Written exercise =>
Pull out every line below containing the word "this".

(Records from a data collection)
········

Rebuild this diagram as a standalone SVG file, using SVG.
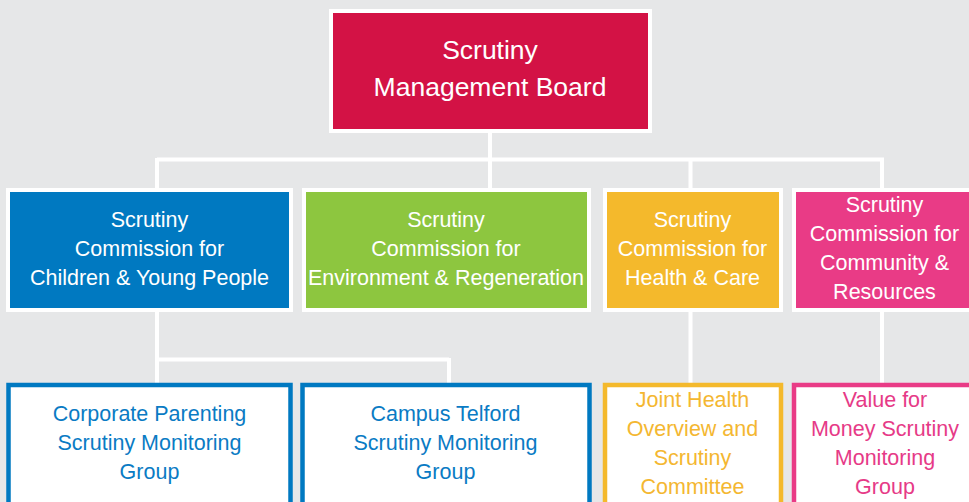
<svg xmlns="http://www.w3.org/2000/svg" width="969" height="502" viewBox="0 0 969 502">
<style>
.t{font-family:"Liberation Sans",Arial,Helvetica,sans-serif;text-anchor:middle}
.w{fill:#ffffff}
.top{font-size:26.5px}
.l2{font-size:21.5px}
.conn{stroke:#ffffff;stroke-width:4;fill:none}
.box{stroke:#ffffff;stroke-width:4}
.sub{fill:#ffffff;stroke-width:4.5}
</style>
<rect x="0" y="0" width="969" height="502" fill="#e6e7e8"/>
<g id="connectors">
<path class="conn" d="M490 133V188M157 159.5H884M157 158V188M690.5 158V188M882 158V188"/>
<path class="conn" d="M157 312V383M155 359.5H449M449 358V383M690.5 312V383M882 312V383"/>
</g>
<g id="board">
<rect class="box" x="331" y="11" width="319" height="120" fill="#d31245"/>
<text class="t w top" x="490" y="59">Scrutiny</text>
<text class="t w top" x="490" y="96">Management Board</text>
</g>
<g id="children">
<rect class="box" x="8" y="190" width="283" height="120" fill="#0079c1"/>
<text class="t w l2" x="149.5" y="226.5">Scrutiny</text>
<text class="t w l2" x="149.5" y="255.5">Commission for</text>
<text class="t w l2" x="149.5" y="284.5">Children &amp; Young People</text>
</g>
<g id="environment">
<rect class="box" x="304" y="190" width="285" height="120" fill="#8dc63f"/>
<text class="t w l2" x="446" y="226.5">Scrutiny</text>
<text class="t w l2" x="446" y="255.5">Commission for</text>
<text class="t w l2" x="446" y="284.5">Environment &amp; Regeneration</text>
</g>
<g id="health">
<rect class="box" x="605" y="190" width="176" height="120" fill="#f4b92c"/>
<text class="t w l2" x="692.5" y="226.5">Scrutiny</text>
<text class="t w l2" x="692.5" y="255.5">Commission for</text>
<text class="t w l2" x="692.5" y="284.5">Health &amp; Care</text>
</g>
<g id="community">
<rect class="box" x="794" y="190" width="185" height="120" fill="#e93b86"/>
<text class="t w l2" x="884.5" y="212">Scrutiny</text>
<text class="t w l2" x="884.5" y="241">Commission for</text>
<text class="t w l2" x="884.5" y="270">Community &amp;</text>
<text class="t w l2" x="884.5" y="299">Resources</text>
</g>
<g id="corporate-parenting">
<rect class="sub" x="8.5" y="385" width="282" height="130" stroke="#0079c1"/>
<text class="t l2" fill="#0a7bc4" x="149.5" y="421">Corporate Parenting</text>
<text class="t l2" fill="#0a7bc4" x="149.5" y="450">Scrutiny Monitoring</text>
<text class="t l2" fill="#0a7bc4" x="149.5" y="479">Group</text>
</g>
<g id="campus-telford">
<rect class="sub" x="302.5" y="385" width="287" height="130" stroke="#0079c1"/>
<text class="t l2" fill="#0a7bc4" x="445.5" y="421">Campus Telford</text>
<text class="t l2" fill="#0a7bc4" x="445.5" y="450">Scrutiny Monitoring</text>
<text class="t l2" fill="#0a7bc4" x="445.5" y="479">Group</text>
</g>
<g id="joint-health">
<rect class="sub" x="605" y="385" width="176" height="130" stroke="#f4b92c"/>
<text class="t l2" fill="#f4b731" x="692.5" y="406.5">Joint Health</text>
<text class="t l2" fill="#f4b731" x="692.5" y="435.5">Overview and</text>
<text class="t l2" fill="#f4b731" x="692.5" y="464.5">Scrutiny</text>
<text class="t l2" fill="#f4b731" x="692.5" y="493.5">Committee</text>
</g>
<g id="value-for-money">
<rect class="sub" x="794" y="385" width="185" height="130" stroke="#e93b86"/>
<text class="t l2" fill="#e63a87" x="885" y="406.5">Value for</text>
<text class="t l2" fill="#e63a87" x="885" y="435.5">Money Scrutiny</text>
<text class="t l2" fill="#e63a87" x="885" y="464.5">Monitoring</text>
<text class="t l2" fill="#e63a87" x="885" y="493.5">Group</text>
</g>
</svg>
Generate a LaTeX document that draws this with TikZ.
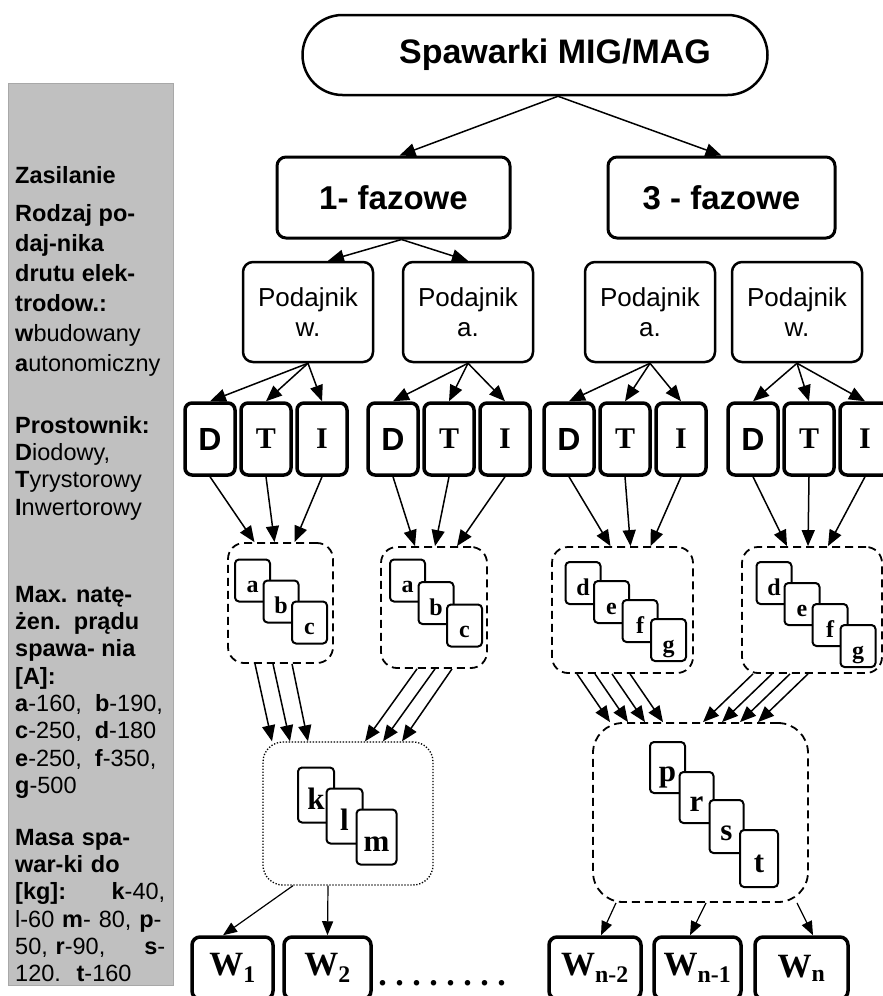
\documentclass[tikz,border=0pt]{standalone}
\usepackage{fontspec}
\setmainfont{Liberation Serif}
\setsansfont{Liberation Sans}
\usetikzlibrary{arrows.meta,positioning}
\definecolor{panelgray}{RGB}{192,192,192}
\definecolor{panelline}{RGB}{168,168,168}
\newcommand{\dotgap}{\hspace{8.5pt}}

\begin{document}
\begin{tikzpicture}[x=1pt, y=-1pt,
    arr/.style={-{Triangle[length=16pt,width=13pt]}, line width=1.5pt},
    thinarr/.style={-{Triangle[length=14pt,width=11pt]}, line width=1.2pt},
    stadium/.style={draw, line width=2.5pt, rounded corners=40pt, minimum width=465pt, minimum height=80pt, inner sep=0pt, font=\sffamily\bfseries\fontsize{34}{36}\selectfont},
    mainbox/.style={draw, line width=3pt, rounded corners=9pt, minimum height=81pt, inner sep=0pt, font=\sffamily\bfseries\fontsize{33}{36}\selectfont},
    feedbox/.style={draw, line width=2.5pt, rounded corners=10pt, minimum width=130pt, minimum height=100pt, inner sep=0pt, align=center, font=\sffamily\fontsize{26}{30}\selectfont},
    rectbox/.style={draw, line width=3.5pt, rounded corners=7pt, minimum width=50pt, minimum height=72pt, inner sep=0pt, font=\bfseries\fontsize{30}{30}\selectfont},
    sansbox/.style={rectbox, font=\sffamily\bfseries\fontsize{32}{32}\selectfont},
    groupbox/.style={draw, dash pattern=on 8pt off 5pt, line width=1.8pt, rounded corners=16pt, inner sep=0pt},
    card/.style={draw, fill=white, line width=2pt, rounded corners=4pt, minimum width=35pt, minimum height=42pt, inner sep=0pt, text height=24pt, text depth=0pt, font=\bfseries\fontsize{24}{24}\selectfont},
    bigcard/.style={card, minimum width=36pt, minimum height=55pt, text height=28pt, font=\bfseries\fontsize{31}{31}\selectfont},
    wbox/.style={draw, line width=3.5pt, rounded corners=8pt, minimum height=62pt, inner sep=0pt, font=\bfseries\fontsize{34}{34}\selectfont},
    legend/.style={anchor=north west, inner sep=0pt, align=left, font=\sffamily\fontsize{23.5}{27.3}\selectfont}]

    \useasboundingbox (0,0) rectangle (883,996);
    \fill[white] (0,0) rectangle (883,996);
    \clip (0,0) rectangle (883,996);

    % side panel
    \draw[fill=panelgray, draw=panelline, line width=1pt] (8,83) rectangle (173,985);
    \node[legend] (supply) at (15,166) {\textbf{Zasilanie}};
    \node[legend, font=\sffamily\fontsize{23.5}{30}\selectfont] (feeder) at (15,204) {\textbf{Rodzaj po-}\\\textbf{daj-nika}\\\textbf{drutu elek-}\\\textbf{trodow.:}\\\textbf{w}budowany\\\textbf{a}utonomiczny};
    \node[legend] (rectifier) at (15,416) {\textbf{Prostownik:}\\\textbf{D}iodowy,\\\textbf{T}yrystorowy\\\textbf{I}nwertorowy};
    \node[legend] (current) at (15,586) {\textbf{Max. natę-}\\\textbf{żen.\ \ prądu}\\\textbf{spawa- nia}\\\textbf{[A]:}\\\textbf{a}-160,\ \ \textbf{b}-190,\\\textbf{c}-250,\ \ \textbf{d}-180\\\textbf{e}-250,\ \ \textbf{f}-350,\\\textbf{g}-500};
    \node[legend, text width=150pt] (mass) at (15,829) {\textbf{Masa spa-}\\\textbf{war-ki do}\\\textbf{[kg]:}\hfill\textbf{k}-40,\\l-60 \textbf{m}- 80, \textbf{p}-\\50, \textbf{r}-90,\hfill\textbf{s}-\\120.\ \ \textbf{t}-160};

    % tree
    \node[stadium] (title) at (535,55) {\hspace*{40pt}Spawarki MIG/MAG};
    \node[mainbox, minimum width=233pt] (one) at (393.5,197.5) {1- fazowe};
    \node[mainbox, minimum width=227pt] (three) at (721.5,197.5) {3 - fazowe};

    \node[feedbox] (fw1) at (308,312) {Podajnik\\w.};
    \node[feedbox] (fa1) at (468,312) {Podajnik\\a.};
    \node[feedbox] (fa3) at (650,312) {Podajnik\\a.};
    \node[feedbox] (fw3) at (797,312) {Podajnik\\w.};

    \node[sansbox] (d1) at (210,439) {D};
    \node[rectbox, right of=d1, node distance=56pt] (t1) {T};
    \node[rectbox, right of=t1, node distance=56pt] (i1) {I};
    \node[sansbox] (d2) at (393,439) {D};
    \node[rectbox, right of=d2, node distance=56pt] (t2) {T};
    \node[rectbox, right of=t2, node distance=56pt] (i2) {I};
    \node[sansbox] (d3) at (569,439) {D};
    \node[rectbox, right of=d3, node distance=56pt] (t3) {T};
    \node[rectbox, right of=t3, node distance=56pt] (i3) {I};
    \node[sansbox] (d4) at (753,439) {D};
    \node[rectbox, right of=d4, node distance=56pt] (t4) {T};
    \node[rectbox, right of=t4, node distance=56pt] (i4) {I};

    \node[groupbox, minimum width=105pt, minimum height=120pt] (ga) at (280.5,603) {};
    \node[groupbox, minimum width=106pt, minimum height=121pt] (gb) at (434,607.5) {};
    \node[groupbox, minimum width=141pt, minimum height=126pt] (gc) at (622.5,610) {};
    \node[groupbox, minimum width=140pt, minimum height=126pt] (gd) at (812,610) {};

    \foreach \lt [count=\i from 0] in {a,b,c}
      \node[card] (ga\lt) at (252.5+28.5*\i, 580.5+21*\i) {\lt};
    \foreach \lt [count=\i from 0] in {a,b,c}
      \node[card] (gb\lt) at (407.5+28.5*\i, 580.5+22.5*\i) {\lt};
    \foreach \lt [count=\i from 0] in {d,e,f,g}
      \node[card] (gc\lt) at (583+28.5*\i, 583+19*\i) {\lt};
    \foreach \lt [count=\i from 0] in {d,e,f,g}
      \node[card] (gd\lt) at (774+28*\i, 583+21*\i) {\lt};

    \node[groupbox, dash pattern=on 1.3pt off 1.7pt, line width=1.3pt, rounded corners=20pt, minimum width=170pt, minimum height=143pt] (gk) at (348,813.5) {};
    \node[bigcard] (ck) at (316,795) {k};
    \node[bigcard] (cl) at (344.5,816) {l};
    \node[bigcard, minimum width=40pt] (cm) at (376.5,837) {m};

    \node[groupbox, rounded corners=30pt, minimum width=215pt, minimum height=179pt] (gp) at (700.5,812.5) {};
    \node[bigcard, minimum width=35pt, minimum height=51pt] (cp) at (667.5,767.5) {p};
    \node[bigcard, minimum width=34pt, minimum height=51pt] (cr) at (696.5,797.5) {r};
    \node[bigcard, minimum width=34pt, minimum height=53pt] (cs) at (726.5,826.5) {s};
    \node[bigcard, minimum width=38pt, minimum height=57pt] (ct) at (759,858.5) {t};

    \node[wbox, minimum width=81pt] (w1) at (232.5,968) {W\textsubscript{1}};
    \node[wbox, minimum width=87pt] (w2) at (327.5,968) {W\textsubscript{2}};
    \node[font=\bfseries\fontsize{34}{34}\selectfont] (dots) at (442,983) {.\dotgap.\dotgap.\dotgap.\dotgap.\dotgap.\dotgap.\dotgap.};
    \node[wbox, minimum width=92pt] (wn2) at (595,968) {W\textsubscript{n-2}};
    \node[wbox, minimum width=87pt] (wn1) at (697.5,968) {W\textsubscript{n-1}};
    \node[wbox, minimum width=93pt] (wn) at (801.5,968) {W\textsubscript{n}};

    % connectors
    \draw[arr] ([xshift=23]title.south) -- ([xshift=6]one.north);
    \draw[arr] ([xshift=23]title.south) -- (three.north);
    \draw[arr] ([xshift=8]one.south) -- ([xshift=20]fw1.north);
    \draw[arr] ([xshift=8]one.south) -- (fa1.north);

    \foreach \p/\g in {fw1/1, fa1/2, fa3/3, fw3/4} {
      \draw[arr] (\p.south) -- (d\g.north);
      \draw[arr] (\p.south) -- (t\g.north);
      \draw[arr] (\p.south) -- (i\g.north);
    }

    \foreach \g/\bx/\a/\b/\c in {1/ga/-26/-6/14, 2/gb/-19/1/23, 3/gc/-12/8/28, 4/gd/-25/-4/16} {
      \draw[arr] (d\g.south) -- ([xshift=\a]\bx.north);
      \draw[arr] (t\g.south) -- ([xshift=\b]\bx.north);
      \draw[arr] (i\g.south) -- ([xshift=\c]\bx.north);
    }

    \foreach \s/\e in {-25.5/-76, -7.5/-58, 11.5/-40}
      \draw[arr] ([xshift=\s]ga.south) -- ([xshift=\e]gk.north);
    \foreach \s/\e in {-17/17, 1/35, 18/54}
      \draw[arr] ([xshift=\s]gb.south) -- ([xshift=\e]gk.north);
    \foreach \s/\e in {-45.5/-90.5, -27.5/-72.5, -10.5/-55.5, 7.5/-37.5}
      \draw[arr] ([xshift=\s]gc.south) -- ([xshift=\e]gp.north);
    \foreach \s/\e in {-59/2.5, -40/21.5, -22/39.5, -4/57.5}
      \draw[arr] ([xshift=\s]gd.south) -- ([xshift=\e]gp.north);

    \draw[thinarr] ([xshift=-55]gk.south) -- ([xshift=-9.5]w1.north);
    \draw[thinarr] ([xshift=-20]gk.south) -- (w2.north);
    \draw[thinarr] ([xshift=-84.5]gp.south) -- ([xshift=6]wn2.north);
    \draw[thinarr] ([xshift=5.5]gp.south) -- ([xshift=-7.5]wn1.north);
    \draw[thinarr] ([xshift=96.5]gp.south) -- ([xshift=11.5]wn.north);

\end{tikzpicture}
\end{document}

········

Finished task =>
Rebuild this diagram as a standalone SVG file, using SVG.
Generate a LaTeX document that draws this with TikZ.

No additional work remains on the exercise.